Repeat the material exactly, leaving nothing out.

── SOURCE DATA

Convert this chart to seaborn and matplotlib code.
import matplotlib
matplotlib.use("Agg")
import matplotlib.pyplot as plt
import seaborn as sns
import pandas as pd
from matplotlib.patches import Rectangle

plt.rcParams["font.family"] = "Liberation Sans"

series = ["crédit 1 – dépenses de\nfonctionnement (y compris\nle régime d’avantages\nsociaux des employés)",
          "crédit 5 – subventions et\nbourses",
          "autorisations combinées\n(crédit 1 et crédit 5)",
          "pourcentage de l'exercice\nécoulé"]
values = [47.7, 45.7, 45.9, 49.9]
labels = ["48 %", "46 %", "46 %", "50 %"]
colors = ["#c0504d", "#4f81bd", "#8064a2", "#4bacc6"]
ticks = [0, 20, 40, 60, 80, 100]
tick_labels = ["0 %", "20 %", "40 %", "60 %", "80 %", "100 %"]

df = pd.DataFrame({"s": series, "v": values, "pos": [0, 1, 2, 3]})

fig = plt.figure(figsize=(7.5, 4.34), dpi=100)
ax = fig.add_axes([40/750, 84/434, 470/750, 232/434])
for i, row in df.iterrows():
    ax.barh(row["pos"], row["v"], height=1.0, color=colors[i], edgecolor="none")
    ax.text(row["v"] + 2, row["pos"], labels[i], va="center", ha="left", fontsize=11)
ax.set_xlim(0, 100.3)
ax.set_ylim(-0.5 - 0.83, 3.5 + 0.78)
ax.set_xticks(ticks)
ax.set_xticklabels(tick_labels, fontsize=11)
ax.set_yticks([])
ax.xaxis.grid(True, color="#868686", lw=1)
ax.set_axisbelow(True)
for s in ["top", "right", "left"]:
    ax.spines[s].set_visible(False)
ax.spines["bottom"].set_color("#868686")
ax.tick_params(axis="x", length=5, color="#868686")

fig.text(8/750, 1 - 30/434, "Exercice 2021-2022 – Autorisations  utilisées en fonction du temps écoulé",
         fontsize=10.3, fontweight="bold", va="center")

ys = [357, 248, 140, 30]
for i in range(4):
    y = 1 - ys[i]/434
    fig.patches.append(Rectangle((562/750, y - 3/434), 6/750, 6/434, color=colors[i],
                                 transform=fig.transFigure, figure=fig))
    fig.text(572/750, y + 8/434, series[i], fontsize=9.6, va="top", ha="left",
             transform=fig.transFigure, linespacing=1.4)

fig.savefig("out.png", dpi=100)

────

▶ RESULT OF THIS TASK:
Convert this chart to seaborn and matplotlib code.
import matplotlib
matplotlib.use("Agg")
import matplotlib.pyplot as plt
import seaborn as sns
import pandas as pd
from matplotlib.patches import Rectangle

plt.rcParams["font.family"] = "Liberation Sans"

series = ["crédit 1 – dépenses de\nfonctionnement (y compris\nle régime d’avantages\nsociaux des employés)",
          "crédit 5 – subventions et\nbourses",
          "autorisations combinées\n(crédit 1 et crédit 5)",
          "pourcentage de l'exercice\nécoulé"]
values = [47.7, 45.7, 45.9, 49.9]
labels = ["48 %", "46 %", "46 %", "50 %"]
colors = ["#c0504d", "#4f81bd", "#8064a2", "#4bacc6"]
ticks = [0, 20, 40, 60, 80, 100]
tick_labels = ["0 %", "20 %", "40 %", "60 %", "80 %", "100 %"]

df = pd.DataFrame({"s": series, "v": values, "pos": [0, 1, 2, 3]})

fig = plt.figure(figsize=(7.5, 4.34), dpi=100)
ax = fig.add_axes([40/750, 84/434, 470/750, 232/434])
for i, row in df.iterrows():
    ax.barh(row["pos"], row["v"], height=1.0, color=colors[i], edgecolor="none")
    ax.text(row["v"] + 2, row["pos"], labels[i], va="center", ha="left", fontsize=11)
ax.set_xlim(0, 100.3)
ax.set_ylim(-0.5 - 0.83, 3.5 + 0.78)
ax.set_xticks(ticks)
ax.set_xticklabels(tick_labels, fontsize=11)
ax.set_yticks([])
ax.xaxis.grid(True, color="#868686", lw=1)
ax.set_axisbelow(True)
for s in ["top", "right", "left"]:
    ax.spines[s].set_visible(False)
ax.spines["bottom"].set_color("#868686")
ax.tick_params(axis="x", length=5, color="#868686")

fig.text(8/750, 1 - 30/434, "Exercice 2021-2022 – Autorisations  utilisées en fonction du temps écoulé",
         fontsize=10.3, fontweight="bold", va="center")

ys = [357, 248, 140, 30]
for i in range(4):
    y = 1 - ys[i]/434
    fig.patches.append(Rectangle((562/750, y - 3/434), 6/750, 6/434, color=colors[i],
                                 transform=fig.transFigure, figure=fig))
    fig.text(572/750, y + 8/434, series[i], fontsize=9.6, va="top", ha="left",
             transform=fig.transFigure, linespacing=1.4)

fig.savefig("out.png", dpi=100)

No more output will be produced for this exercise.